Em verdade, a estadia do G1 Joe Elvis Aaron Presley na Alemanha, já dividida entre ocidental e oriental, mas ainda sem o muro em Berlim, foi muito mais umas férias depois de cinco anos estafantes. Um milionário de 23 anos, Elvis fez serviços internos por pouco tempo. Foi motorista de um capitão, que desistiu dele na primeira semana pelo assédio de fãs. Ficou uma vez de guarda numa guarita, e foi preciso ser resgatado das adolescentes alemãs. Elvis importou seu mundo para a pequena cidade de Bad Nauheim (perto de Frankfurt), trazendo de sua avó a seguranças. Ia cedo ao quartel, mas em um dos dois carros que comprou na Alemanha, um Mercedes conversível e dois BMW, também conversíveis.
O recém-lançado Made in Germany - The Complete Private Recordings reúne tudo o que Elvis gravou na Alemanha enquanto não estava ajudando seu país a domar uma terra devastada por uma guerra que ainda não tinha dez anos de terminada. Os arquivos foram suficientes para quatro discos, que compreendem de canções natalinas a composições de Vernon Presley (pai do cantor), spirituals e gospels, folk irlandês, blues, standards da música americana, hits pop de outros artistas e entrevistas para o rádio. Nessas entrevistas ele se limita a responder o óbvio, até porque as perguntas são as mais óbvias possíveis. A mais profunda, feita pelo radialista Pat Hernon, é sobre o último café da manhã americano que ele ira tomar antes da viagem, e o que teria a dizer às fãs.

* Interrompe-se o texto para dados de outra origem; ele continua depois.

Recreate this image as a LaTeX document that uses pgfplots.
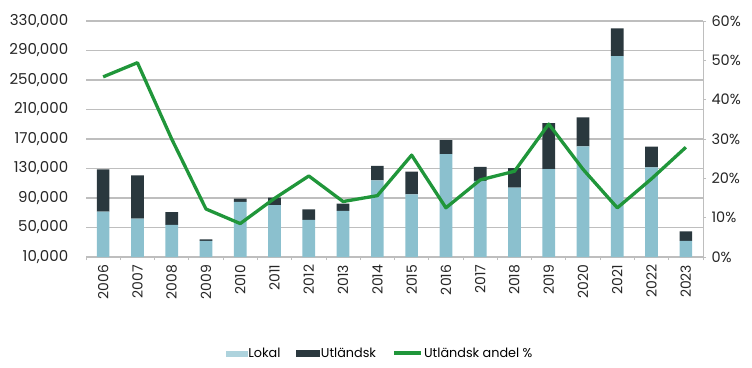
\documentclass[border=0pt]{standalone}
\usepackage{pgfplots}
\pgfplotsset{compat=1.18}
\usepackage{fontspec}
\setmainfont{Poppins}
\definecolor{lokal}{RGB}{139,192,206}
\definecolor{utl}{RGB}{42,56,62}
\definecolor{grn}{RGB}{32,150,58}
\definecolor{gridc}{RGB}{190,190,190}
\begin{document}
\begin{tikzpicture}
\path[use as bounding box] (0pt,0pt) rectangle (752pt,367pt);
\begin{axis}[at={(86pt,110pt)}, anchor=south west, scale only axis,
  width=617pt, height=236pt,
  xmin=-0.5, xmax=17.5, ymin=10000, ymax=330000,
  scaled y ticks=false,
  ybar stacked, bar width=12.7pt,
  axis lines*=left,
  y axis line style={draw=none},
  x axis line style={gridc, line width=1pt},
  xtick={0,...,17},
  xticklabels={2006,2007,2008,2009,2010,2011,2012,2013,2014,2015,2016,2017,2018,2019,2020,2021,2022,2023},
  xticklabel style={rotate=90, anchor=east, font=\fontsize{14}{15}\selectfont, text=black!85},
  major x tick style={draw=none},
  minor xtick={-0.5,0.5,...,17.5},
  minor x tick style={gridc, line width=0.8pt},
  minor tick length=3pt,
  ytick={10000,50000,90000,130000,170000,210000,250000,290000,330000},
  yticklabels={{10,000},{50,000},{90,000},{130,000},{170,000},{210,000},{250,000},{290,000},{330,000}},
  yticklabel style={font=\fontsize{15}{16}\selectfont, text=black!85, xshift=-10pt},
  major y tick style={draw=none},
  ymajorgrids, grid style={gridc, line width=1.1pt},
  tick align=outside,
]
\addplot[fill=lokal, draw=none] coordinates {
(0,71400) (1,61900) (2,53400) (3,31700) (4,84600) (5,80500) (6,60200) (7,72400) (8,114000)
(9,95000) (10,149400) (11,113200) (12,104200) (13,129000) (14,160100) (15,282400) (16,131400) (17,32000)};
\addplot[fill=utl, draw=none] coordinates {
(0,57500) (1,58900) (2,17600) (3,2300) (4,4400) (5,9900) (6,14500) (7,9900) (8,19400)
(9,30700) (10,19000) (11,19000) (12,26200) (13,62400) (14,39300) (15,37700) (16,28300) (17,12600)};
\end{axis}
\begin{axis}[at={(86pt,110pt)}, anchor=south west, scale only axis,
  width=617pt, height=236pt,
  xmin=-0.5, xmax=17.5, ymin=0, ymax=60,
  axis x line=none,
  axis y line*=right,
  y axis line style={gridc, line width=1pt},
  ytick={0,10,20,30,40,50,60},
  yticklabels={0\%,10\%,20\%,30\%,40\%,50\%,60\%},
  yticklabel style={font=\fontsize{14.5}{16}\selectfont, text=black!85, xshift=2pt},
  major y tick style={gridc, line width=0.8pt},
  tick align=outside, major tick length=3pt,
  legend style={at={(0.476,-0.408)}, anchor=center, draw=none, fill=none,
    font=\fontsize{12.8}{14}\selectfont, legend columns=3,
    /tikz/every even column/.append style={column sep=15pt},
    nodes={inner sep=1pt}},
  legend cell align=left,
]
\addlegendimage{legend image code/.code={\fill[lokal!70] (0pt,-2.5pt) rectangle (21pt,2.5pt);}}
\addlegendentry{Lokal}
\addlegendimage{legend image code/.code={\fill[utl] (0pt,-3pt) rectangle (23pt,3pt);}}
\addlegendentry{Utländsk}
\addplot[grn, line width=3.3pt, line join=round, mark=none,
  legend image code/.code={\draw[grn, line width=4pt] (0pt,0pt) -- (27pt,0pt);}] coordinates {
(0,45.8) (1,49.4) (2,30.0) (3,12.2) (4,8.5) (5,14.9) (6,20.6) (7,14.1) (8,15.6)
(9,25.9) (10,12.5) (11,19.6) (12,21.8) (13,33.8) (14,22.3) (15,12.5) (16,19.9) (17,27.9)};
\addlegendentry{Utländsk andel \%}
\end{axis}
\end{tikzpicture}
\end{document}
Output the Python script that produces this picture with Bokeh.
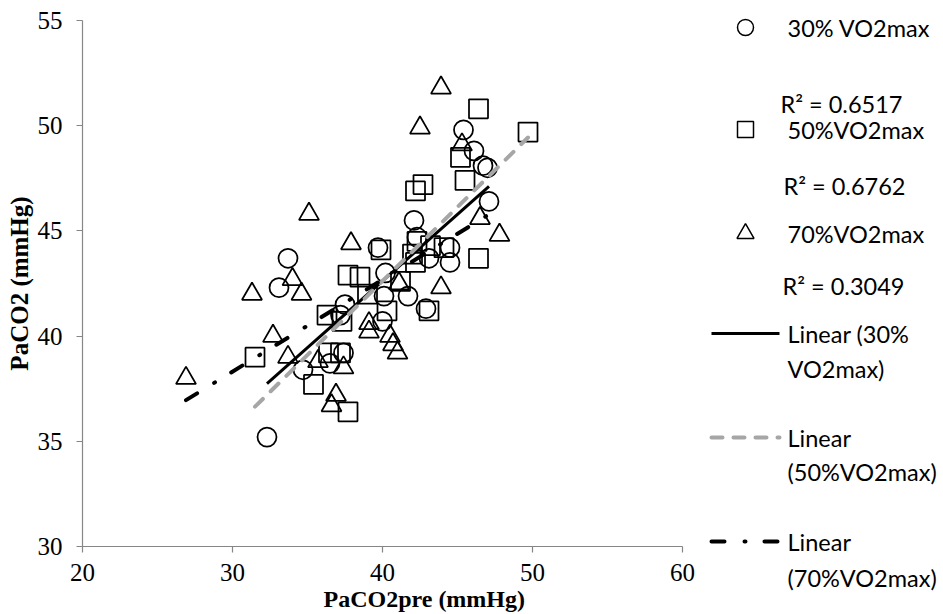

Elvis Presley, garantem todos os que conviveram com ele, era simples, espirituoso e bem humorado. Essas gravações domésticas ratificam o que dizem dele. Se musicalmente o álbum nada acrescenta à discografia de um cantor que foi sempre bom, até quando já não acrescentava mais nada à música popular, como documento é precioso. Mostra um Elvis, ainda muito jovem, na intimidade, bastante à vontade para falar e cantar bobagens, fazer imitações, arrotar e emitir ruídos ainda menos recomendáveis. Mas mesmo em descontração geral, brincando com a música, sente-se que vai moldando o que canta à sua voz e estilo. Quem esteve presente àquelas tertúlias na casa do cantor, nos 17 meses em que ele permaneceu na Alemanha, teve o privilégio de testemunhar os últimos meses de Elvis Presley como o artista que mudou o curso da música popular do século 20, um divisor de águas. Astros como Frank Sinatra apenas davam continuidade a uma tradição na música pop, refinada por Bing Crosby, desde que a indústria fonográfica levou a voz do artista até a casa do consumidor.
Elvis não foi continuador de ninguém (influenciado, sim, foi por muita gente), abriu um novo caminho, que mudou a música e o mercado. Atrás dele veio muita gente. Quando deu baixa das Forças Armadas, o mundo entrara na década de 60, a década em que o mundo entrou em ebulição. Elvis Presley foi um Moisés que voltou do Monte Sinai sem as tábuas da lei. Elas foram escritas enquanto ele estava fora. Seus discípulos ditavam agora suas próprias leis. Dois anos depois que voltou da Alemanha, Bob Dylan e os Beatles lançavam seus discos de estreia. Nada mais seria como antes.